Too Good for America

By Derek Price

I’ve been waiting a long time for an electric car as good as this one, the Hyundai Ioniq 6.

The first EV I tested, the Mitsubishi i-MiEV, felt like a street-legal golf cart when I first drove it in 2012.

And while I watched EVs get better in the following years, they still felt more like slow, gimmick-filled novelties than competitors for “real” cars.

Back then, I couldn’t imagine an electric vehicle that was as quiet as a Mercedes on the highway or thrilling as a BMW on the streets, all while draped in the timeless shape of a classic Porsche sports car.

That’s what buyers get in an Ioniq 6.

After a week behind the wheel, the experience reminds me of the best German luxury cars except for one component: the engine.

The Ioniq 6 doesn’t have one.

Instead, it has a battery pack and electric motors that let it drive up to 361 miles on a full charge.

For drivers willing to install a charger in their garage, this is one of the best vehicles I’ve ever driven for local trips, including both gasoline and electric vehicles.
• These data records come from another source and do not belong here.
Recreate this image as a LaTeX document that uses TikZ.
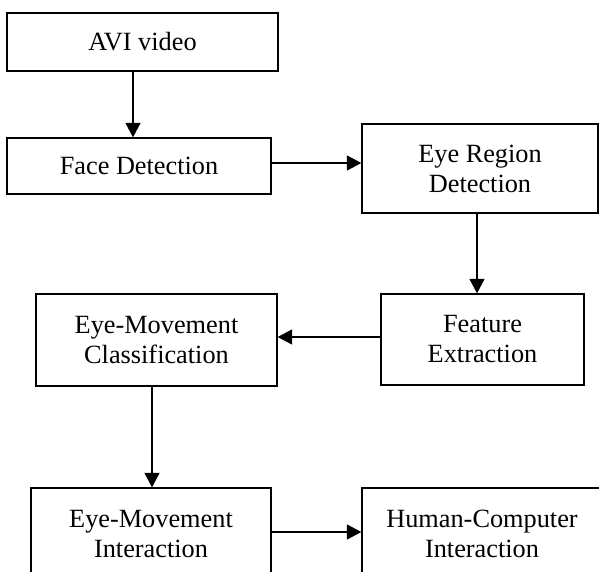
\documentclass[tikz,border=0pt]{standalone}
\usepackage{fontspec}
\setmainfont{Liberation Serif}
\usetikzlibrary{arrows.meta}
\tikzset{
  box/.style={draw=black, line width=1.3pt, inner sep=0pt, align=center,
    font=\fontsize{26.3}{30}\selectfont},
  arr/.style={draw=black, line width=1.3pt, -{Triangle[width=15pt,length=14.5pt]}}
}
\begin{document}
\begin{tikzpicture}[x=1pt,y=-1pt]
\useasboundingbox (0,0) rectangle (599,572);
\clip (0,0) rectangle (599,572);
\node[box, minimum width=271pt, minimum height=58pt] (avi) at (142.5,42) {AVI video};
\node[box, minimum width=264pt, minimum height=56pt] (face) at (139,166) {Face Detection};
\node[box, minimum width=236pt, minimum height=89pt] (erd) at (480,168.5) {Eye Region\\Detection};
\node[box, minimum width=203pt, minimum height=91pt] (feat) at (482.5,339.5) {Feature\\Extraction};
\node[box, minimum width=241pt, minimum height=92pt] (emc) at (156.5,340) {Eye-Movement\\Classification};
\node[box, minimum width=240pt, minimum height=92pt] (emi) at (151,534) {Eye-Movement\\Interaction};
\node[box, minimum width=240pt, minimum height=92pt] (hci) at (482,534) {Human-Computer\\Interaction};
\draw[arr] ([xshift=-9.5pt]avi.south) -- ([xshift=-6pt]face.north);
\draw[arr] ([yshift=3pt]face.east) -- ([yshift=5.5pt]erd.west);
\draw[arr] ([xshift=-3pt]erd.south) -- ([xshift=-5.5pt]feat.north);
\draw[arr] ([yshift=2.5pt]feat.west) -- ([yshift=3pt]emc.east);
\draw[arr] ([xshift=-4.5pt]emc.south) -- ([xshift=1pt]emi.north);
\draw[arr] ([yshift=2pt]emi.east) -- ([yshift=2pt]hci.west);
\end{tikzpicture}
\end{document}
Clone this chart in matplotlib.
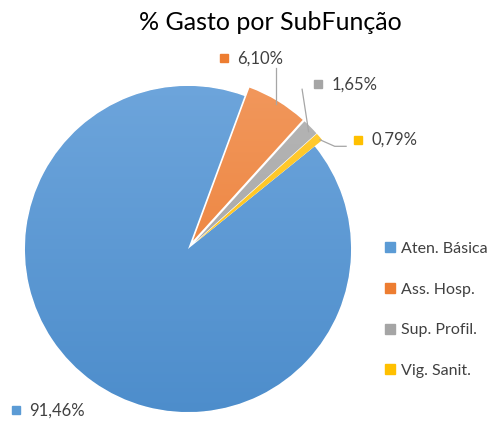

It’s that good.

The driving assistance systems are so flawless that it feels autonomous on the highway.

Hyundai’s Ioniq 6 electric car seems to draw design inspiration from classic Porsches and the driving spirit of thrilling BMW sports sedans. It’s an all-around great car that happens to be powered by electricity.

The in-cabin technology is so seamlessly integrated that it makes the car feel like an extension of your smartphone. Plus the colorful ambient lighting and solid-feeling construction make the Ioniq 6 seem more like a Lexus than a Hyundai from the inside.

It’s also wonderfully practical. The doors swing open wide to make ingress and egress easy, and the rear hatch lifts up like a crossover vehicle to accept big, bulky cargo.

As good as it is from a design and engineering perspective, though, this car has a glaring problem: America isn’t ready for it.

That’s not such a big deal for people who have a gas-powered car for road trips and can limit their EV driving to less than 361 miles a day. Anything beyond that, though, and you have to take advantage of America’s DC fast charging infrastructure that isn’t up to the task, at least not yet.

While the Ioniq 6 is designed to accept ultra-fast, 350-kW charging stations, there are relatively few of those around. And if you are lucky enough to find a working ultra-fast charger along your route, you may have to wait in line to use them.

When you do happen to win the 350-kW charging lottery on your trip, Hyundai says the Ioniq 6 can go from 10 percent to 80 percent charge in just 18 minutes.

The Ioniq 6’s cabin feels unusually spacious. It doesn’t have a traditional driveshaft and transmission, which creates a completely flat floor and adds to the airy, voluminous feeling inside.

My real-world charging experience wasn’t anything like that, which is very normal for the weeks I drive EVs. It involved hours of charging time and occasional waits for a charger to become available.

In fact, America hasn’t even taken the very fundamental step of mandating a standard charging plug yet, which makes me reluctant to install one in my garage when it will only work on some of today’s EVs and perhaps none of tomorrow’s EVs.

This is a basic, foundational problem that America hasn’t solved yet.

For a long time, the limiting factor in adopting electric propulsion was a lack of decent vehicles. Many previous EVs were either not very good to drive or outrageously expensive luxury products.

Hyundai did an incredible job making the Ioniq 6 not just better than a lot of electric cars, but better than most gasoline cars, too. My all-wheel-drive tester with 320 horsepower was one of the most thrilling, exciting and all-around useful cars I’ve driven in the past year.

It’s good enough to make this old-fashioned, gasoline-loving car guy fall in love with it. It’s absolutely perfect for commuting and local trips.

Just make sure you still have a gasoline car, too, if you ever want to make road trips without long delays and frustration.

Pricing starts at $37,500 for the rear-wheel-drive version with standard range. It tops out at $53,650 for the fast and luxurious Limited with all-wheel drive, dual motors and an extended range.

At A Glance

What was tested? 2024 Hyundai Ioniq 6 Limited Long Range AWD ($53,650). Options: Carpeted floor mats ($210). Price as tested (including $1,115 destination charge): $54,975
Wheelbase: 116.1 in.
Length: 191.1 in.
Width: 74 in.
Height: 58.9 in.
Motors: Front and rear (combined 320 horsepower)
Range: 270 miles
Fuel economy: Combined 103 MPGe


Style: 9
Performance: 9
Price: 5
Handling: 7
Ride: 8
Comfort: 8
Quality: 8
Overall: 9

Why buy it?

The battery-powered Ioniq 6 is an all-around spectacular car, including by traditional gasoline standards. It’s fast, powerful, quiet, luxurious and good-looking.